■ **Available data**:
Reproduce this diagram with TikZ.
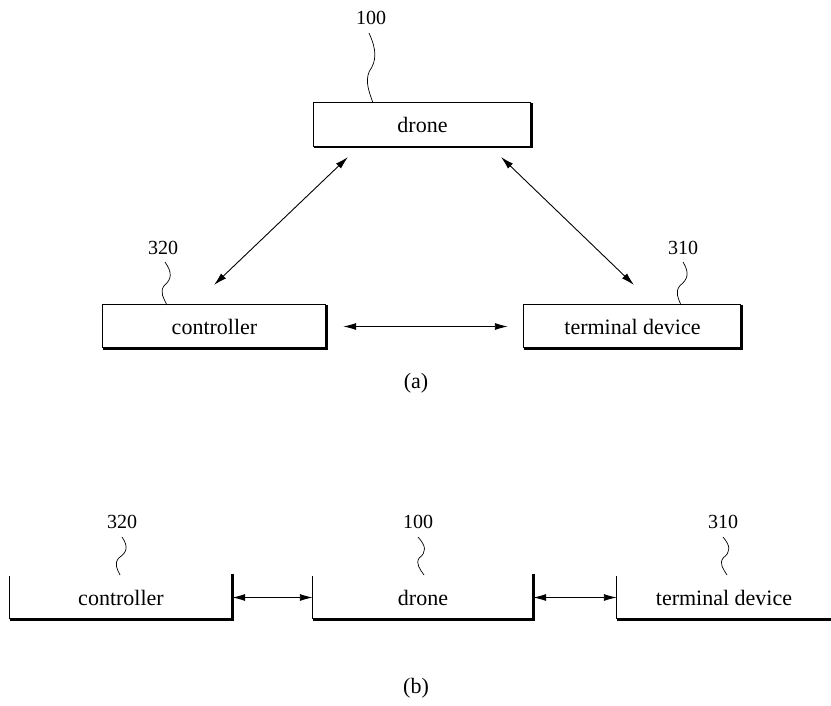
\documentclass[tikz,border=0pt]{standalone}
\usepackage{fontspec}
\setmainfont{Liberation Serif}
\usetikzlibrary{arrows.meta,calc}
\begin{document}
\begin{tikzpicture}[x=1pt,y=-1pt,
  lbl/.style={font=\fontsize{22}{25}\selectfont, inner sep=0pt},
  num/.style={font=\fontsize{20}{23}\selectfont, inner sep=0pt},
  thinl/.style={line width=0.9pt},
  thickl/.style={line width=2.6pt},
  arr/.style={line width=0.9pt, {Latex[length=13pt,width=7pt]}-{Latex[length=13pt,width=7pt]}},
  sq/.style={line width=0.7pt}]
\useasboundingbox (0,0) rectangle (831,706);
\newcommand\mysquig[2]{%
  \draw[sq] (#1) .. controls ($(#1)!0.25!(#2)+(7,0)$) and ($(#1)!0.4!(#2)+(6,0)$) .. ($(#1)!0.55!(#2)+(-2,0)$)
    .. controls ($(#1)!0.7!(#2)+(-7,0)$) and ($(#1)!0.85!(#2)+(-3,0)$) .. (#2);}

% ---------- (a) ----------
\node[lbl, minimum width=217pt, minimum height=44pt] (d) at (422.5,125) {drone};
\node[lbl, minimum width=223pt, minimum height=43pt] (c) at (214.5,326.5) {controller};
\node[lbl, minimum width=217pt, minimum height=43pt] (t) at (632.5,326.5) {terminal device};
\foreach \n in {d,c,t}{
  \draw[thinl] (\n.south west) -- (\n.north west) -- (\n.north east);
  \draw[thickl] (\n.north east) -- (\n.south east) -- (\n.south west);
}
\node[num] (n100) at (371,18) {100};
\node[num] (n320) at (163,248) {320};
\node[num] (n310) at (683,248) {310};
\coordinate (s1) at (369,33);  \coordinate (e1) at (373,103);
\coordinate (s2) at (165,262); \coordinate (e2) at (167,305);
\coordinate (s3) at (683,262); \coordinate (e3) at (681,305);
\mysquig{s1}{e1}
\mysquig{s2}{e2}
\mysquig{s3}{e3}

\coordinate (a1) at (348,157); \coordinate (a2) at (214,285);
\coordinate (b1) at (501,157); \coordinate (b2) at (634,285);
\draw[arr] (a1) -- (a2);
\draw[arr] (b1) -- (b2);
\draw[arr, shorten <=17pt, shorten >=16pt] (c.east) -- (t.west);
\node[lbl] (la) at (416,383) {(a)};

% ---------- (b) ----------
\node[lbl, minimum width=222pt, minimum height=43pt] (c2) at (121,597.5) {controller};
\node[lbl, minimum width=220pt, minimum height=43pt] (d2) at (423,597.5) {drone};
\node[lbl, minimum width=214pt, minimum height=43pt] (t2) at (724,597.5) {terminal device};
\foreach \n in {c2,d2}{
  \draw[thinl] (\n.north west) -- (\n.south west);
  \draw[thickl] ($(\n.north east)+(0,-2)$) -- (\n.south east) -- (\n.south west);
}
\draw[thinl] (t2.north west) -- (t2.south west);
\draw[thickl] (t2.south west) -- (t2.south east);
\draw[arr] (c2.east) -- (d2.west);
\draw[arr] (d2.east) -- (t2.west);

\node[num] (m320) at (122,522) {320};
\node[num] (m100) at (418,522) {100};
\node[num] (m310) at (723,522) {310};
\coordinate (u1) at (122,537); \coordinate (v1) at (120,575);
\coordinate (u2) at (418,537); \coordinate (v2) at (424,575);
\coordinate (u3) at (723,537); \coordinate (v3) at (727,575);
\mysquig{u1}{v1}
\mysquig{u2}{v2}
\mysquig{u3}{v3}
\node[lbl] (lb) at (416,688) {(b)};
\end{tikzpicture}
\end{document}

■ **Task details**: Quote the full listing above word for word; exclude every picture from the copy.

■ **Finished task**:
Reproduce this diagram with TikZ.
\documentclass[tikz,border=0pt]{standalone}
\usepackage{fontspec}
\setmainfont{Liberation Serif}
\usetikzlibrary{arrows.meta,calc}
\begin{document}
\begin{tikzpicture}[x=1pt,y=-1pt,
  lbl/.style={font=\fontsize{22}{25}\selectfont, inner sep=0pt},
  num/.style={font=\fontsize{20}{23}\selectfont, inner sep=0pt},
  thinl/.style={line width=0.9pt},
  thickl/.style={line width=2.6pt},
  arr/.style={line width=0.9pt, {Latex[length=13pt,width=7pt]}-{Latex[length=13pt,width=7pt]}},
  sq/.style={line width=0.7pt}]
\useasboundingbox (0,0) rectangle (831,706);
\newcommand\mysquig[2]{%
  \draw[sq] (#1) .. controls ($(#1)!0.25!(#2)+(7,0)$) and ($(#1)!0.4!(#2)+(6,0)$) .. ($(#1)!0.55!(#2)+(-2,0)$)
    .. controls ($(#1)!0.7!(#2)+(-7,0)$) and ($(#1)!0.85!(#2)+(-3,0)$) .. (#2);}

% ---------- (a) ----------
\node[lbl, minimum width=217pt, minimum height=44pt] (d) at (422.5,125) {drone};
\node[lbl, minimum width=223pt, minimum height=43pt] (c) at (214.5,326.5) {controller};
\node[lbl, minimum width=217pt, minimum height=43pt] (t) at (632.5,326.5) {terminal device};
\foreach \n in {d,c,t}{
  \draw[thinl] (\n.south west) -- (\n.north west) -- (\n.north east);
  \draw[thickl] (\n.north east) -- (\n.south east) -- (\n.south west);
}
\node[num] (n100) at (371,18) {100};
\node[num] (n320) at (163,248) {320};
\node[num] (n310) at (683,248) {310};
\coordinate (s1) at (369,33);  \coordinate (e1) at (373,103);
\coordinate (s2) at (165,262); \coordinate (e2) at (167,305);
\coordinate (s3) at (683,262); \coordinate (e3) at (681,305);
\mysquig{s1}{e1}
\mysquig{s2}{e2}
\mysquig{s3}{e3}

\coordinate (a1) at (348,157); \coordinate (a2) at (214,285);
\coordinate (b1) at (501,157); \coordinate (b2) at (634,285);
\draw[arr] (a1) -- (a2);
\draw[arr] (b1) -- (b2);
\draw[arr, shorten <=17pt, shorten >=16pt] (c.east) -- (t.west);
\node[lbl] (la) at (416,383) {(a)};

% ---------- (b) ----------
\node[lbl, minimum width=222pt, minimum height=43pt] (c2) at (121,597.5) {controller};
\node[lbl, minimum width=220pt, minimum height=43pt] (d2) at (423,597.5) {drone};
\node[lbl, minimum width=214pt, minimum height=43pt] (t2) at (724,597.5) {terminal device};
\foreach \n in {c2,d2}{
  \draw[thinl] (\n.north west) -- (\n.south west);
  \draw[thickl] ($(\n.north east)+(0,-2)$) -- (\n.south east) -- (\n.south west);
}
\draw[thinl] (t2.north west) -- (t2.south west);
\draw[thickl] (t2.south west) -- (t2.south east);
\draw[arr] (c2.east) -- (d2.west);
\draw[arr] (d2.east) -- (t2.west);

\node[num] (m320) at (122,522) {320};
\node[num] (m100) at (418,522) {100};
\node[num] (m310) at (723,522) {310};
\coordinate (u1) at (122,537); \coordinate (v1) at (120,575);
\coordinate (u2) at (418,537); \coordinate (v2) at (424,575);
\coordinate (u3) at (723,537); \coordinate (v3) at (727,575);
\mysquig{u1}{v1}
\mysquig{u2}{v2}
\mysquig{u3}{v3}
\node[lbl] (lb) at (416,688) {(b)};
\end{tikzpicture}
\end{document}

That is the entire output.